During peak-hour busy airports have the challenge of turning aircraft around as quickly as possible, which includes sequencing their landings and take-offs with maximum efficiency, without sacrificing safety. This problem, termed aircraft sequencing problem (ASP) has traditionally been hard to solve optimally in real-time, even for flights over a one-hour planning window. In this article, we present a novel data-splitting algorithm to solve the ASP on a single runway with the objective to minimize the total delay in the system both under segregated and mixed mode of operation. The problem is formulated as a 0–1 mixed integer program, taking into account several realistic constraints, including safety separation standards, wide time-windows, and constrained position shifting.
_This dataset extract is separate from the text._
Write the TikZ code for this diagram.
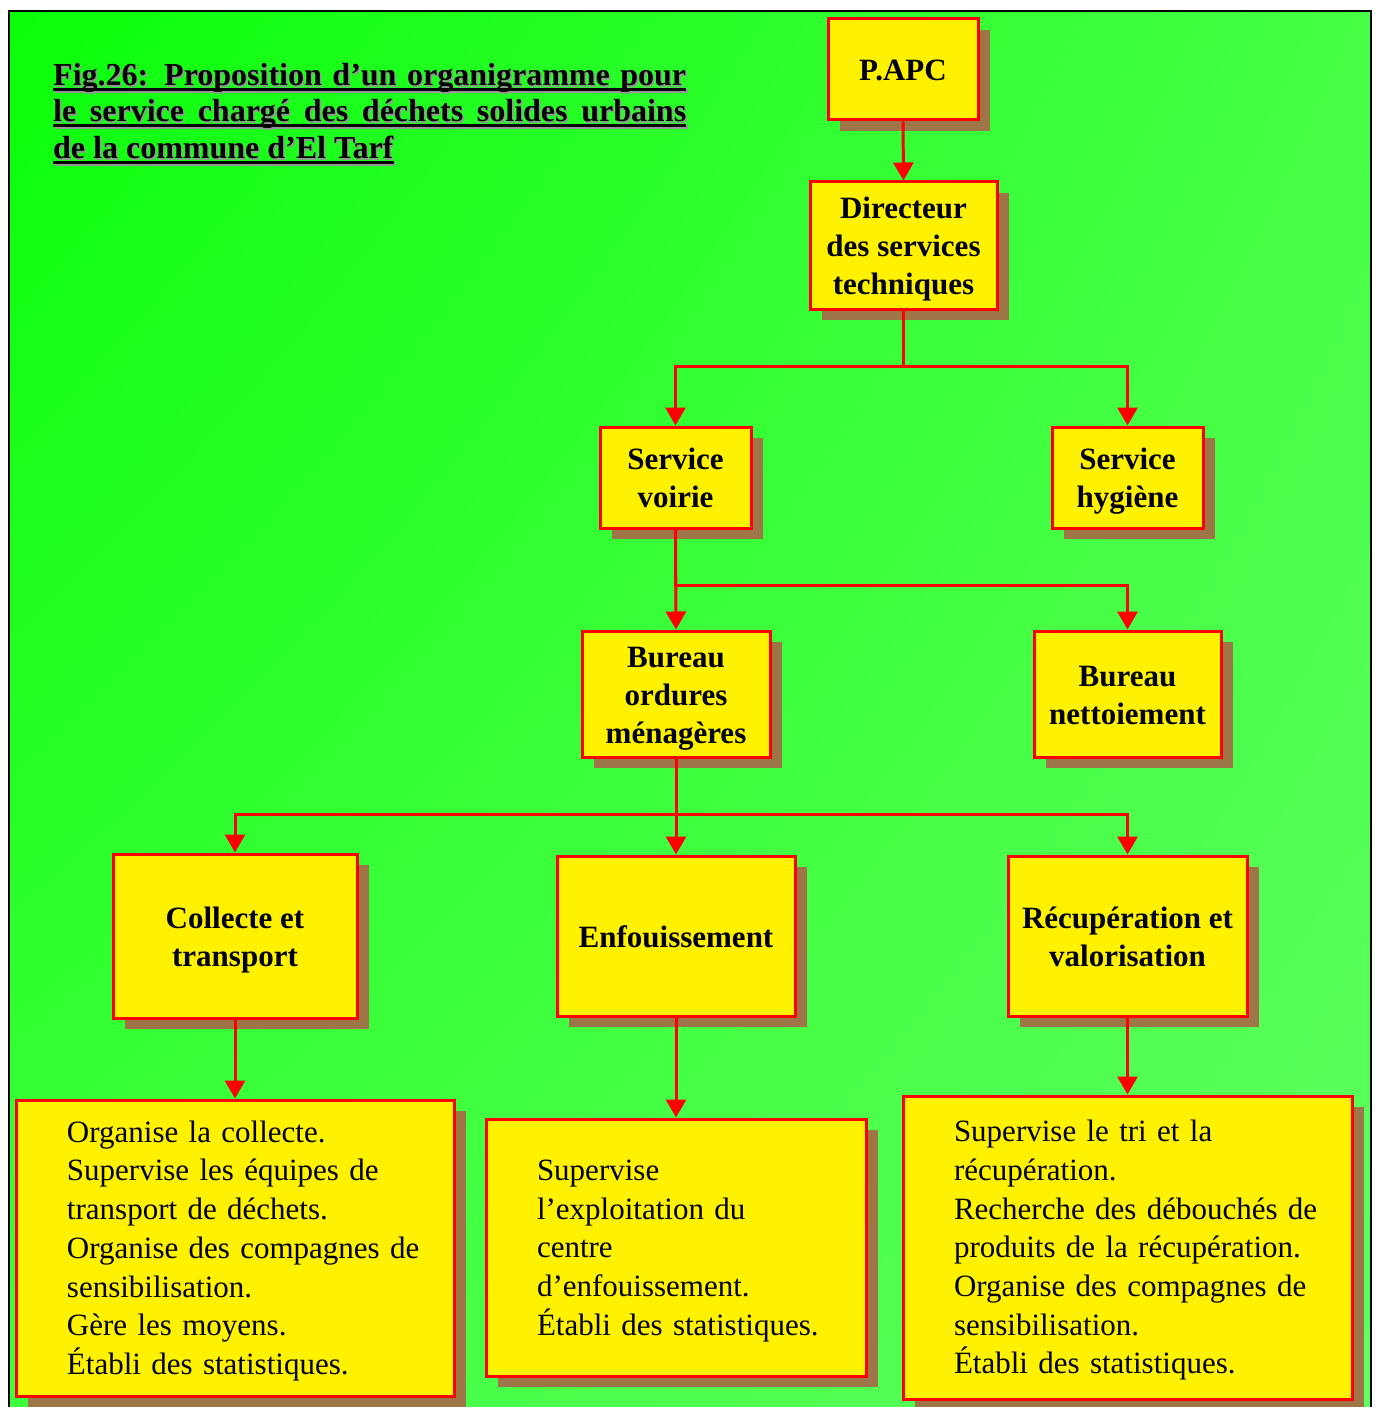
\documentclass[tikz,border=0pt]{standalone}
\usepackage{fontspec}
\setmainfont{Liberation Serif}
\usetikzlibrary{arrows.meta,shadows,shadings}
\definecolor{shad}{RGB}{158,117,70}
\definecolor{gA}{RGB}{10,255,10}
\definecolor{gB}{RGB}{70,255,70}
\definecolor{gC}{RGB}{62,255,62}
\definecolor{gD}{RGB}{95,255,95}
\definecolor{ttlshadow}{RGB}{150,150,150}
\newcommand\bstrut{\rule[-8pt]{0pt}{38pt}}
\newcommand\dstrut{\rule[-9pt]{0pt}{38.7pt}}
\begin{document}
\begin{tikzpicture}[x=1pt,y=-1pt,
  myshadow/.style={drop shadow={shadow xshift=12pt, shadow yshift=-11pt, fill=shad, opacity=1}},
  box/.style={draw=red, line width=3pt, fill=yellow, inner sep=0pt, align=center,
    font=\fontsize{31}{38}\selectfont\bfseries, myshadow},
  desc/.style={draw=red, line width=3pt, fill=yellow, inner sep=0pt, align=left,
    font=\fontsize{31}{38.7}\selectfont, myshadow},
  conn/.style={draw=red, line width=3pt, -{Triangle[width=20pt,length=18pt]}},
  ttl/.style={inner sep=0pt, anchor=base west, font=\fontsize{32}{37}\selectfont\bfseries},
  uline/.style={line width=3.5pt},
]
\useasboundingbox (0,0) rectangle (1377,1407);
\shade[upper left=gA, upper right=gB, lower left=gC, lower right=gD] (9,11) rectangle (1371,1407);
\draw[line width=2.5pt] (9,1407) -- (9,11) -- (1371,11) -- (1371,1407);

% title (shadow copy first)
\node[ttl, text=ttlshadow] (t1s) at (54.5,87.5) {\makebox[633pt][s]{Fig.26: Proposition d’un organigramme pour}};
\node[ttl, text=ttlshadow] (t2s) at (54.5,123.5) {\makebox[633pt][s]{le service chargé des déchets solides urbains}};
\node[ttl, text=ttlshadow] (t3s) at (54.5,160.5) {de la commune d’El Tarf};
\draw[uline, ttlshadow] ([yshift=-3.5pt]t1s.base west) -- ([yshift=-3.5pt]t1s.base east);
\draw[uline, ttlshadow] ([yshift=-3.5pt]t2s.base west) -- ([yshift=-3.5pt]t2s.base east);
\draw[uline, ttlshadow] ([yshift=-3.5pt]t3s.base west) -- ([yshift=-3.5pt]t3s.base east);
\node[ttl] (t1) at (53,86) {\makebox[633pt][s]{Fig.26: Proposition d’un organigramme pour}};
\node[ttl] (t2) at (53,122) {\makebox[633pt][s]{le service chargé des déchets solides urbains}};
\node[ttl] (t3) at (53,159) {de la commune d’El Tarf};
\draw[uline] ([yshift=-3.5pt]t1.base west) -- ([yshift=-3.5pt]t1.base east);
\draw[uline] ([yshift=-3.5pt]t2.base west) -- ([yshift=-3.5pt]t2.base east);
\draw[uline] ([yshift=-3.5pt]t3.base west) -- ([yshift=-3.5pt]t3.base east);

% boxes
\node[box, minimum width=150pt, minimum height=101pt] (papc) at (903,69.5) {\bstrut P.APC\bstrut};
\node[box, minimum width=187pt, minimum height=127pt] (dir) at (903.5,245.5) {\bstrut Directeur\\des services\\techniques\bstrut};
\node[box, minimum width=151pt, minimum height=101pt] (voirie) at (675.5,477.5) {\bstrut Service\\voirie\bstrut};
\node[box, minimum width=151pt, minimum height=101pt] (hyg) at (1127.5,477.5) {\bstrut Service\\hygiène\bstrut};
\node[box, minimum width=188pt, minimum height=126pt] (ord) at (676,694) {\bstrut Bureau\\ordures\\ménagères\bstrut};
\node[box, minimum width=187pt, minimum height=126pt] (nett) at (1127.5,694) {\bstrut Bureau\\nettoiement\bstrut};
\node[box, minimum width=244pt, minimum height=164pt] (coll) at (235,936) {\bstrut Collecte et\\transport\bstrut};
\node[box, minimum width=238pt, minimum height=160pt] (enf) at (676,936) {\bstrut Enfouissement\bstrut};
\node[box, minimum width=239pt, minimum height=160pt] (recup) at (1127.5,936) {\bstrut Récupération et\\valorisation\bstrut};

\node[desc, text width=438pt, minimum height=296pt] (d1) at (235,1248) {\leftskip=51pt
\dstrut Organise la collecte.\\Supervise les équipes de\\transport de déchets.\\Organise des compagnes de\\sensibilisation.\\Gère les moyens.\\Établi des statistiques.\dstrut\par};
\node[desc, text width=380pt, minimum height=257pt] (d2) at (676,1247.5) {\leftskip=51pt
\dstrut Supervise\\l’exploitation du\\centre\\d’enfouissement.\\Établi des statistiques.\dstrut\par};
\node[desc, text width=449pt, minimum height=303pt] (d3) at (1127.5,1247.5) {\leftskip=51pt
\dstrut Supervise le tri et la\\récupération.\\Recherche des débouchés de\\produits de la récupération.\\Organise des compagnes de\\sensibilisation.\\Établi des statistiques.\dstrut\par};

% connectors
\draw[conn] (papc.south) -- (dir.north);
\draw[conn] (dir.south) -- ++(0,56) -| (voirie.north);
\draw[conn] (dir.south) -- ++(0,56) -| (hyg.north);
\draw[conn] (voirie.south) -- (ord.north);
\draw[conn] (voirie.south) -- ++(0,56) -| (nett.north);
\draw[conn] (ord.south) -- ++(0,56) -| (coll.north);
\draw[conn] (ord.south) -- (enf.north);
\draw[conn] (ord.south) -- ++(0,56) -| (recup.north);
\draw[conn] (coll.south) -- (d1.north);
\draw[conn] (enf.south) -- (d2.north);
\draw[conn] (recup.south) -- (d3.north);
\end{tikzpicture}
\end{document}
Following divide-and-conquer paradigm, the algorithm divides the given set of flights into several disjoint subsets, each of which is optimized using 0–1 MIP while ensuring the optimality of the entire set. One hour peak-traffic instances of this problem, which is NP-hard in general, are computationally difficult to solve with direct application of the commercial solver, as well as existing state-of-the-art dynamic programming method. Using our data-splitting algorithm, various randomly generated instances of the problem can be solved optimally in near real-time, with time savings of over 90%.